The automotive components business is accelerating its recovery, with the customer structure continuously being optimized. Affected by the production and sales of its key major client, Tesla, the automotive components business revenue for H1 2025 was 5.87 billion yuan, representing only an 8.8% year-on-year growth. However, benefiting from an improvement in Tesla's production and sales, with Tesla's global deliveries reaching 497,000 units in Q3 (a 7.4% year-on-year increase), the company's automotive components business is experiencing an accelerated recovery. Furthermore, the company's reliance on Tesla is gradually decreasing. International giants like General Motors, along with domestic new automakers such as Xiaomi, Li Auto, and XPeng, are beginning to contribute significant incremental business. The company has also successfully secured European clients like Mercedes-Benz, Volkswagen, and Stellantis, where progress had been slower previously.

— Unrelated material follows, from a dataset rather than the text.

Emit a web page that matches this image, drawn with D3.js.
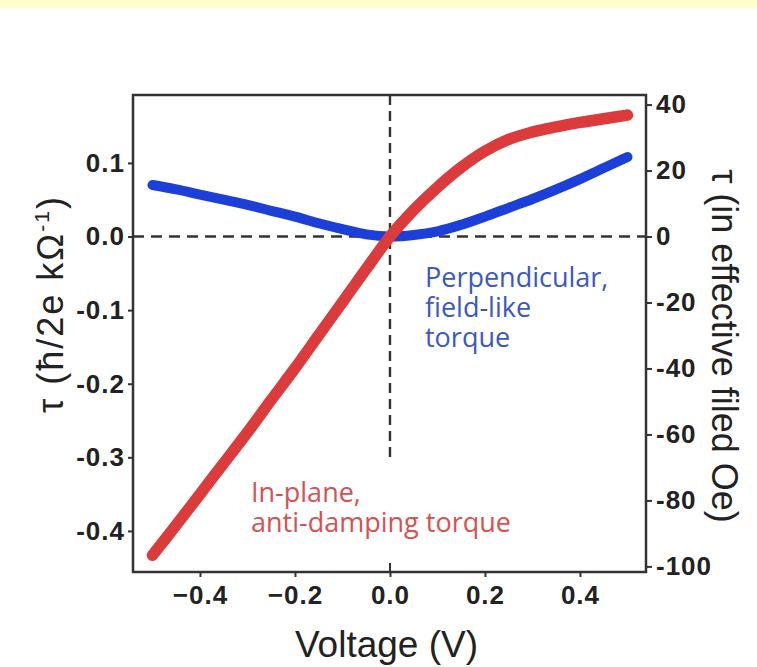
<!DOCTYPE html>
<html>
<head>
<meta charset="utf-8">
<script src="https://d3js.org/d3.v7.min.js"></script>
<style>
  html, body { margin: 0; padding: 0; background: #fff; }
  svg { display: block; }
</style>
</head>
<body>
<div id="chart"></div>
<script>
// voltage samples (V)
var voltage = [-0.5, -0.45, -0.4, -0.35, -0.3, -0.25, -0.2, -0.15, -0.1, -0.05, 0,
               0.05, 0.1, 0.15, 0.2, 0.25, 0.3, 0.35, 0.4, 0.45, 0.5];
// in-plane, anti-damping torque (hbar/2e kOhm^-1)
var inPlane = [-0.433, -0.392, -0.350, -0.308, -0.266, -0.222, -0.179, -0.134, -0.089, -0.044, 0.000,
               0.036, 0.067, 0.094, 0.116, 0.132, 0.142, 0.149, 0.155, 0.160, 0.165];
// perpendicular, field-like torque
var perp = [0.070, 0.064, 0.057, 0.050, 0.043, 0.035, 0.027, 0.018, 0.010, 0.003, 0.000,
            0.002, 0.007, 0.016, 0.027, 0.039, 0.051, 0.064, 0.078, 0.093, 0.108];

var xTicks = [-0.4, -0.2, 0, 0.2, 0.4];
var yTicks = [0.1, 0, -0.1, -0.2, -0.3, -0.4];
var yRightTicks = [40, 20, 0, -20, -40, -60, -80, -100];
var vLineEnd = -0.307;

var blueNote = ["Perpendicular,", "field-like", "torque"];
var redNote = ["In-plane,", "anti-damping torque"];

var W = 757, H = 667;
// note: "top" is reserved on window, so use plot* names
var plotL = 133, plotR = 646, plotT = 95, plotB = 572;

var svg = d3.select("#chart").append("svg")
    .attr("width", W)
    .attr("height", H);

// pale yellow band at the very top
svg.append("rect")
    .attr("x", 0).attr("y", 0)
    .attr("width", W).attr("height", 8)
    .attr("fill", "#ffffcc");

var x = d3.scaleLinear().domain([-0.541, 0.539]).range([plotL, plotR]);
var y = d3.scaleLinear().domain([-0.4558, 0.1923]).range([plotB, plotT]);
var yR = d3.scaleLinear().domain([-101.7, 42.9]).range([plotB, plotT]);

var hyphen = function (fmt) {
  return function (d) { return d3.format(fmt)(d).replace("\u2212", "-"); };
};

// dashed zero lines
svg.append("line")
    .attr("x1", plotL).attr("x2", plotR)
    .attr("y1", y(0)).attr("y2", y(0))
    .attr("stroke", "#333").attr("stroke-width", 2.4)
    .attr("stroke-dasharray", "11,7");
svg.append("line")
    .attr("x1", x(0)).attr("x2", x(0))
    .attr("y1", plotT).attr("y2", y(vLineEnd))
    .attr("stroke", "#333").attr("stroke-width", 2.4)
    .attr("stroke-dasharray", "10,6");

// curves
var line = d3.line()
    .x(function (d) { return x(d[0]); })
    .y(function (d) { return y(d[1]); })
    .curve(d3.curveCatmullRom);

svg.append("path")
    .datum(d3.zip(voltage, perp))
    .attr("d", line)
    .attr("fill", "none")
    .attr("stroke", "#1c3fd8")
    .attr("stroke-width", 10)
    .attr("stroke-linecap", "round");

svg.append("path")
    .datum(d3.zip(voltage, inPlane))
    .attr("d", line)
    .attr("fill", "none")
    .attr("stroke", "#dc3b3b")
    .attr("stroke-width", 11.5)
    .attr("stroke-linecap", "round");

// frame
svg.append("rect")
    .attr("x", plotL).attr("y", plotT)
    .attr("width", plotR - plotL).attr("height", plotB - plotT)
    .attr("fill", "none")
    .attr("stroke", "#333")
    .attr("stroke-width", 2.5);

// axes
var tickFont = function (g) {
  g.select(".domain").remove();
  g.selectAll(".tick line").attr("stroke", "#333").attr("stroke-width", 2);
  g.selectAll(".tick text")
      .attr("fill", "#222")
      .style("font-family", "'Liberation Sans', Arial, sans-serif")
      .style("font-weight", "bold")
      .style("font-size", "26px")
      .style("letter-spacing", "1px");
};

svg.append("g")
    .attr("transform", "translate(0," + plotB + ")")
    .call(d3.axisBottom(x).tickValues(xTicks).tickFormat(d3.format(".1f"))
      .tickSize(5).tickPadding(9))
    .call(tickFont);

// small inward tick at V = 0
svg.append("line")
    .attr("x1", x(0)).attr("x2", x(0))
    .attr("y1", plotB).attr("y2", plotB - 9)
    .attr("stroke", "#333").attr("stroke-width", 2);

svg.append("g")
    .attr("transform", "translate(" + plotL + ",0)")
    .call(d3.axisLeft(y).tickValues(yTicks).tickFormat(hyphen(".1f"))
      .tickSize(5).tickPadding(3))
    .call(tickFont);

svg.append("g")
    .attr("transform", "translate(" + plotR + ",0)")
    .call(d3.axisRight(yR).tickValues(yRightTicks).tickFormat(hyphen("d"))
      .tickSize(6).tickPadding(4))
    .call(tickFont);

// axis titles
var titleFont = "'Liberation Sans', Arial, sans-serif";

svg.append("text")
    .attr("x", (plotL + plotR) / 2 - 3)
    .attr("y", 657)
    .attr("text-anchor", "middle")
    .attr("fill", "#222")
    .style("font-family", titleFont)
    .style("font-size", "37px")
    .text("Voltage (V)");

var lt = svg.append("text")
    .attr("transform", "translate(63,304) rotate(-90)")
    .attr("text-anchor", "middle")
    .attr("fill", "#222")
    .style("font-family", titleFont)
    .style("font-size", "36px")
    .style("letter-spacing", "2px");
lt.append("tspan").text("\u03c4 (\u0127/2e k\u03a9");
lt.append("tspan").attr("dy", -14).style("font-size", "21px").text("-1");
lt.append("tspan").attr("dy", 14).text(")");

svg.append("text")
    .attr("transform", "translate(712,346) rotate(90)")
    .attr("text-anchor", "middle")
    .attr("fill", "#222")
    .style("font-family", titleFont)
    .style("font-size", "36px")
    .text("\u03c4 (in effective filed Oe)");

// annotations, one text element per note with a tspan per line
var noteFont = "'Open Sans', 'Noto Sans', sans-serif";

function note(lines, px, py, color) {
  var t = svg.append("text")
      .attr("fill", color)
      .style("font-family", noteFont)
      .style("font-size", "27px");
  t.selectAll("tspan")
      .data(lines).enter().append("tspan")
      .attr("x", px)
      .attr("y", function (d, i) { return py + i * 30; })
      .text(function (d) { return d; });
}

note(blueNote, 425, 287, "#3a57cc");
note(redNote, 251, 502, "#d9504f");
</script>
</body>
</html>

The strategic importance of humanoid robots is clearly defined, with production capacity being established in advance, awaiting future growth. The company has a deep partnership with Tesla and serves as a core supplier of electromechanical actuators for Tesla's humanoid robot, providing integrated products including both rotary and linear actuators. Currently, the company has established a dedicated humanoid robotics division and has set up a production base in Thailand to support the mass production needs of its clients. This venture is expected to begin contributing significant revenue growth for the company starting in 2026.
Potential risks highlighted include humanoid robot mass production falling short of expectations; new energy vehicle sales underperforming forecasts; and the company's performance predictions and valuation not meeting expectations.